▸ **TASK DETAILS**
Quote word for word the lines below, beginning with the first and ending with the one that has "(rcol) at (1060,0);". Drop the pictures.

▸ **GIVEN MATERIAL**

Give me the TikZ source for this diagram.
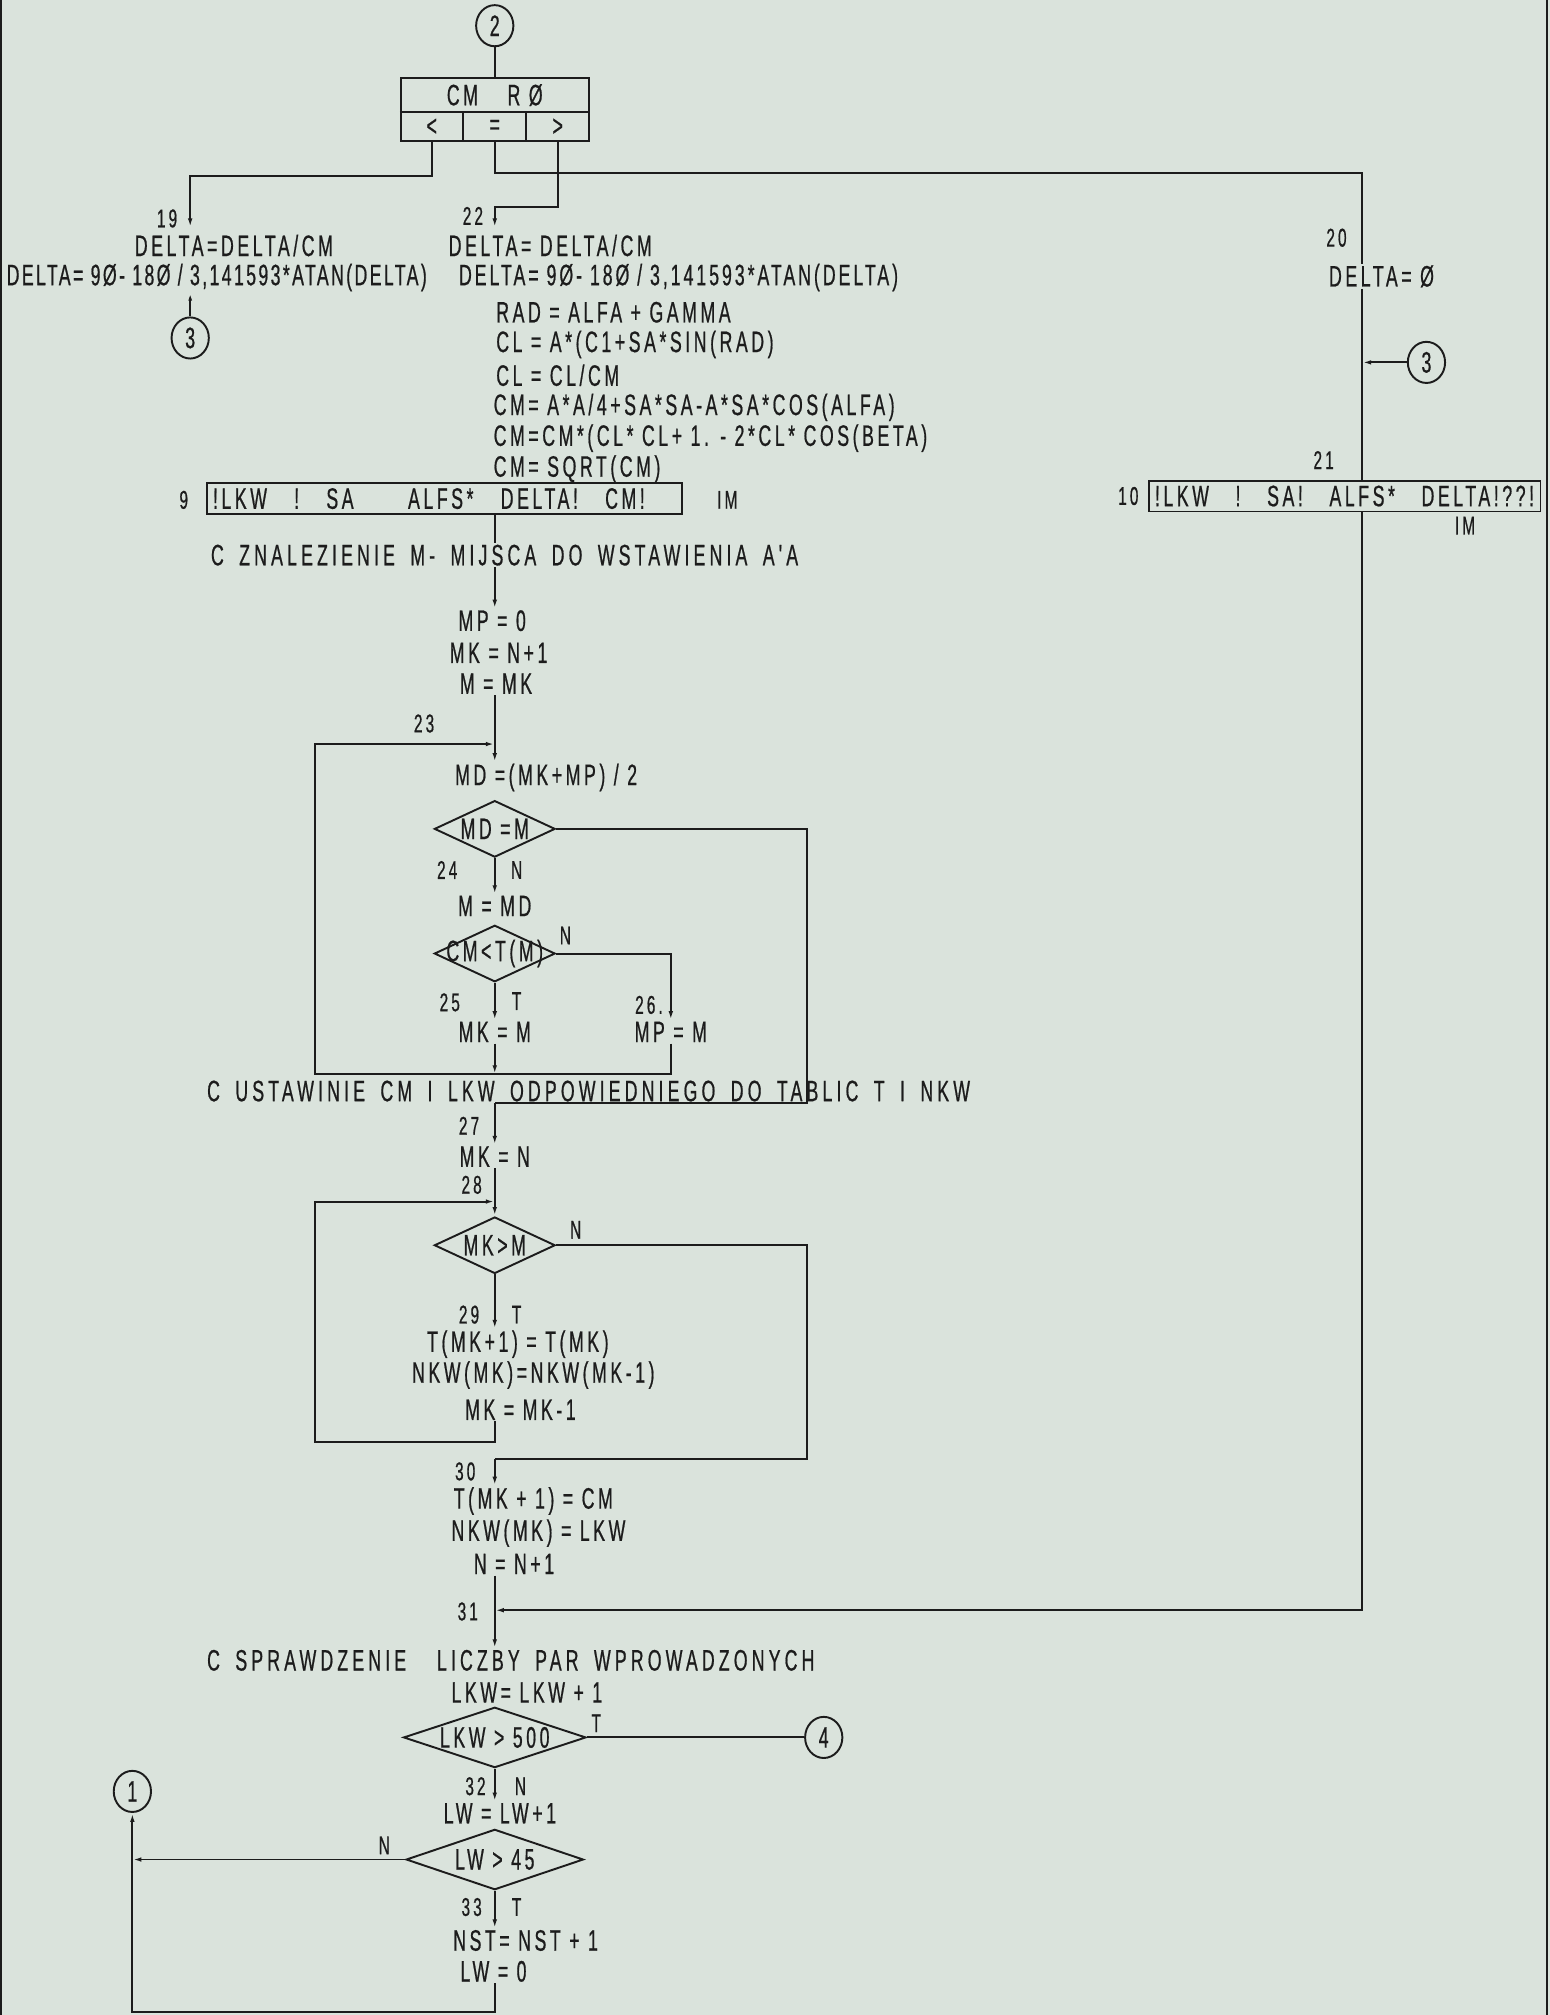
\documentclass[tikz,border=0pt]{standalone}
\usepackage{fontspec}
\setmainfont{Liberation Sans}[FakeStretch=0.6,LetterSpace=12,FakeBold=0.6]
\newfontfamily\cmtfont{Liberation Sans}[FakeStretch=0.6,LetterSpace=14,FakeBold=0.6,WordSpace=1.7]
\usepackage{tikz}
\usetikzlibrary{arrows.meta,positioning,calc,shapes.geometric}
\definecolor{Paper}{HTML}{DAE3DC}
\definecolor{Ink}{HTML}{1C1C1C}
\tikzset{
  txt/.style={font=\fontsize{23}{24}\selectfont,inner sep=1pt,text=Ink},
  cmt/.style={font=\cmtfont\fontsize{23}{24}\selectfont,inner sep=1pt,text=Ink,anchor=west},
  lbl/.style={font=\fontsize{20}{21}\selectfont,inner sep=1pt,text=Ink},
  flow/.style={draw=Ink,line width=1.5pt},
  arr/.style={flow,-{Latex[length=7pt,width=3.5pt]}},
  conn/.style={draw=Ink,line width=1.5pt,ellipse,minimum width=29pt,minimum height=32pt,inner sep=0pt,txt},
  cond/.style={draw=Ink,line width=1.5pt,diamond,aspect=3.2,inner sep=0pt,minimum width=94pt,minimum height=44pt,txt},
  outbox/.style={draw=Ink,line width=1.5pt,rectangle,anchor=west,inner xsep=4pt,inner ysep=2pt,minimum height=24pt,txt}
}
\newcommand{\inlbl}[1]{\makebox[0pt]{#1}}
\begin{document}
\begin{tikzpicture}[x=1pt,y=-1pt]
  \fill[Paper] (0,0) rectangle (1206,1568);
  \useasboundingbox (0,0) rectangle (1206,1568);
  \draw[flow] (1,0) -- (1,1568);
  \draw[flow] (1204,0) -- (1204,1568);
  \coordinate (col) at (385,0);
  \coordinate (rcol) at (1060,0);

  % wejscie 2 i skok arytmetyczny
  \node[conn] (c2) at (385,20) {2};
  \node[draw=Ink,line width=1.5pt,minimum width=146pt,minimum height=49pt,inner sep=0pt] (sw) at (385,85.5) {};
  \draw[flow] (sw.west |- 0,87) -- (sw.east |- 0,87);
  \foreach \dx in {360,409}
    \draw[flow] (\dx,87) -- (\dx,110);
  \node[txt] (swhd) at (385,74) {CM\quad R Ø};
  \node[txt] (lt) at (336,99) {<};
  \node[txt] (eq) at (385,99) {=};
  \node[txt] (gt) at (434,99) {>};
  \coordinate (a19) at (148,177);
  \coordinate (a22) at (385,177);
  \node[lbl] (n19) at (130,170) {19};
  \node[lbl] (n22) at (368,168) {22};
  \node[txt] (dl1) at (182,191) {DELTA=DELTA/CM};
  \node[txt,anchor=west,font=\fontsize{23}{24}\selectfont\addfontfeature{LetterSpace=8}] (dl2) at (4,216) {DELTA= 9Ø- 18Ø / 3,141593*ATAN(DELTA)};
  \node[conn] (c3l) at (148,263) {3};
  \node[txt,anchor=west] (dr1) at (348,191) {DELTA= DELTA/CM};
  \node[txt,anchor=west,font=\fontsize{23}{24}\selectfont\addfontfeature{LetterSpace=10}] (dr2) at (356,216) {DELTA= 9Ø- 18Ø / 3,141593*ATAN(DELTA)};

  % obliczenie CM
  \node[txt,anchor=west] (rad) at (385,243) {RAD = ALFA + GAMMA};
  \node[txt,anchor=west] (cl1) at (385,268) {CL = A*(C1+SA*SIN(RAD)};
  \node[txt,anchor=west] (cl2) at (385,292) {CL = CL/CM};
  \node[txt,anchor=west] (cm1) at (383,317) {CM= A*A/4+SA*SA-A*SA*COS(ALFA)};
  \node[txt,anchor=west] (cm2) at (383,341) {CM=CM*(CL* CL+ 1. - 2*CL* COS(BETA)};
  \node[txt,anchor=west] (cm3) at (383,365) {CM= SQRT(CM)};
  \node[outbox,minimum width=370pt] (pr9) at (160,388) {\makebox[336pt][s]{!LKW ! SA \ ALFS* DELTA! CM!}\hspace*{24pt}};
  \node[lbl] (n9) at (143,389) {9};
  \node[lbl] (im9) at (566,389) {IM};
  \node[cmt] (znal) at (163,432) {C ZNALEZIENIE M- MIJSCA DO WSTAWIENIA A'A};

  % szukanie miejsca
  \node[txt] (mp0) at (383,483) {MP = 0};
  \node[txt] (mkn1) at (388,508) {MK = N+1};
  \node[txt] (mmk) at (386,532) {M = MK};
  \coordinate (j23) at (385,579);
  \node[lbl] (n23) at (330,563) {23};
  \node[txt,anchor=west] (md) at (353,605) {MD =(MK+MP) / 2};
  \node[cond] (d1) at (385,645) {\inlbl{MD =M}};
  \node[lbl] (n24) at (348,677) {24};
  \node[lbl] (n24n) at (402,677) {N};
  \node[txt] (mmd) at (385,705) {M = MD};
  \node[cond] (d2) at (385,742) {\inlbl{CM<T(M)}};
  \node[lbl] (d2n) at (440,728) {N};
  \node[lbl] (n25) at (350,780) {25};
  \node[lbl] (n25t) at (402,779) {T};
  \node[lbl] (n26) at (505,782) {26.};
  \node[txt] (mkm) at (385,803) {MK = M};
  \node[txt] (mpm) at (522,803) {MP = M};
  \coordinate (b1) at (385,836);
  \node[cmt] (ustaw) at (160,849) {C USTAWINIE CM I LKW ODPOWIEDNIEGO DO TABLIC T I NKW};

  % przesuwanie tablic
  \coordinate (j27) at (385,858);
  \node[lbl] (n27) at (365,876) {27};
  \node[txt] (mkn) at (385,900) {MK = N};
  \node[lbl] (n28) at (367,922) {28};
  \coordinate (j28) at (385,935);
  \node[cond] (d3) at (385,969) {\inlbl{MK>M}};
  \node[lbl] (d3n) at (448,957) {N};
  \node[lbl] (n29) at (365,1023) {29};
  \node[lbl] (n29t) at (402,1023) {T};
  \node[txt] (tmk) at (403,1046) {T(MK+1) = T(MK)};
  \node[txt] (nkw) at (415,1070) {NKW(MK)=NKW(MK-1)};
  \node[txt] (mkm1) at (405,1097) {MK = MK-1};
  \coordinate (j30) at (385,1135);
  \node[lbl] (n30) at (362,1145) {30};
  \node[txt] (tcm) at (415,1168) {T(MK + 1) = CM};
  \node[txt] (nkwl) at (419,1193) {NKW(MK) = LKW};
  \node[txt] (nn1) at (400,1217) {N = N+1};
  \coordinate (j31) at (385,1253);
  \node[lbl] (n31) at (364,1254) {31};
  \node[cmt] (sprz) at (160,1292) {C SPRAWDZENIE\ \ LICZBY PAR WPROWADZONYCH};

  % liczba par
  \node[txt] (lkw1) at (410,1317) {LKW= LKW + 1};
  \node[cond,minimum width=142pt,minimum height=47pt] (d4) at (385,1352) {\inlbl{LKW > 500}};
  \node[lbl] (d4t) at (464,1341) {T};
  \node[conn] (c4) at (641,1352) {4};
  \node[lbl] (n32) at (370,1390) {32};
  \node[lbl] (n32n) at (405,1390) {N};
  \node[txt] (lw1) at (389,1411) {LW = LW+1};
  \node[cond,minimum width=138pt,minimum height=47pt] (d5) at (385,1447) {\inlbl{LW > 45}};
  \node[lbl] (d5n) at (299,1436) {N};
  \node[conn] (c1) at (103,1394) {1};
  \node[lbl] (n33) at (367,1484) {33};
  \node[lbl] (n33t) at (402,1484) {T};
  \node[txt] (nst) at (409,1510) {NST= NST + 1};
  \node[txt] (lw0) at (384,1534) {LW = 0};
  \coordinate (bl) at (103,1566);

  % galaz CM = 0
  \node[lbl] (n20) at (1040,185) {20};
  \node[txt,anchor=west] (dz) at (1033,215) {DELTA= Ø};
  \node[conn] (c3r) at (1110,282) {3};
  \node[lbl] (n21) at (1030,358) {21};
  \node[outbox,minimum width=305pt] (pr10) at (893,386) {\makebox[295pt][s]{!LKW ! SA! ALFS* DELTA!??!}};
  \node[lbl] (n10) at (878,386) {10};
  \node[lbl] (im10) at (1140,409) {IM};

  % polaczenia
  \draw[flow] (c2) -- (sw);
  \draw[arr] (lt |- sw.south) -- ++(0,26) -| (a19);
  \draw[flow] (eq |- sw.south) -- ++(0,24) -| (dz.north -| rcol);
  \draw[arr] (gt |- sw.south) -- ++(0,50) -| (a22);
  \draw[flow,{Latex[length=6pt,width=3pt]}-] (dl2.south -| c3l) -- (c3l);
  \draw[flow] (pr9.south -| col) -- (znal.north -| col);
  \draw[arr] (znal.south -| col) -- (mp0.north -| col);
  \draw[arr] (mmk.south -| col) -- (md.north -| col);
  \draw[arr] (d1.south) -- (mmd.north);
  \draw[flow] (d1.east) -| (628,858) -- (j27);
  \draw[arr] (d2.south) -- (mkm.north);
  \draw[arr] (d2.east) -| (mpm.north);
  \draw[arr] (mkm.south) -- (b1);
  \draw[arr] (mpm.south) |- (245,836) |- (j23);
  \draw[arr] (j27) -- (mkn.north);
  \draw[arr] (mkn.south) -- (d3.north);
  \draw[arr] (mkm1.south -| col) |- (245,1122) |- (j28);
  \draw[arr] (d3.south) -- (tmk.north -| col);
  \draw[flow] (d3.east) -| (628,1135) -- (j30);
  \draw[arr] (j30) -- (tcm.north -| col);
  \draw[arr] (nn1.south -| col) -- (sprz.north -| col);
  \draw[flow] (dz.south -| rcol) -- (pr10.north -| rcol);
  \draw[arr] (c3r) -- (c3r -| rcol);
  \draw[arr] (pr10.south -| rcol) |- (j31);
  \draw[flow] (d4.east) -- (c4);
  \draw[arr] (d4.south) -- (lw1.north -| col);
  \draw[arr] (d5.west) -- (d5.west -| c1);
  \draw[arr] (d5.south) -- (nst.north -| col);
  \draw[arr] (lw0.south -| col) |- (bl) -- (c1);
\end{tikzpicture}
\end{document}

▸ **REPLY TO THE TASK**
Give me the TikZ source for this diagram.
\documentclass[tikz,border=0pt]{standalone}
\usepackage{fontspec}
\setmainfont{Liberation Sans}[FakeStretch=0.6,LetterSpace=12,FakeBold=0.6]
\newfontfamily\cmtfont{Liberation Sans}[FakeStretch=0.6,LetterSpace=14,FakeBold=0.6,WordSpace=1.7]
\usepackage{tikz}
\usetikzlibrary{arrows.meta,positioning,calc,shapes.geometric}
\definecolor{Paper}{HTML}{DAE3DC}
\definecolor{Ink}{HTML}{1C1C1C}
\tikzset{
  txt/.style={font=\fontsize{23}{24}\selectfont,inner sep=1pt,text=Ink},
  cmt/.style={font=\cmtfont\fontsize{23}{24}\selectfont,inner sep=1pt,text=Ink,anchor=west},
  lbl/.style={font=\fontsize{20}{21}\selectfont,inner sep=1pt,text=Ink},
  flow/.style={draw=Ink,line width=1.5pt},
  arr/.style={flow,-{Latex[length=7pt,width=3.5pt]}},
  conn/.style={draw=Ink,line width=1.5pt,ellipse,minimum width=29pt,minimum height=32pt,inner sep=0pt,txt},
  cond/.style={draw=Ink,line width=1.5pt,diamond,aspect=3.2,inner sep=0pt,minimum width=94pt,minimum height=44pt,txt},
  outbox/.style={draw=Ink,line width=1.5pt,rectangle,anchor=west,inner xsep=4pt,inner ysep=2pt,minimum height=24pt,txt}
}
\newcommand{\inlbl}[1]{\makebox[0pt]{#1}}
\begin{document}
\begin{tikzpicture}[x=1pt,y=-1pt]
  \fill[Paper] (0,0) rectangle (1206,1568);
  \useasboundingbox (0,0) rectangle (1206,1568);
  \draw[flow] (1,0) -- (1,1568);
  \draw[flow] (1204,0) -- (1204,1568);
  \coordinate (col) at (385,0);
  \coordinate (rcol) at (1060,0);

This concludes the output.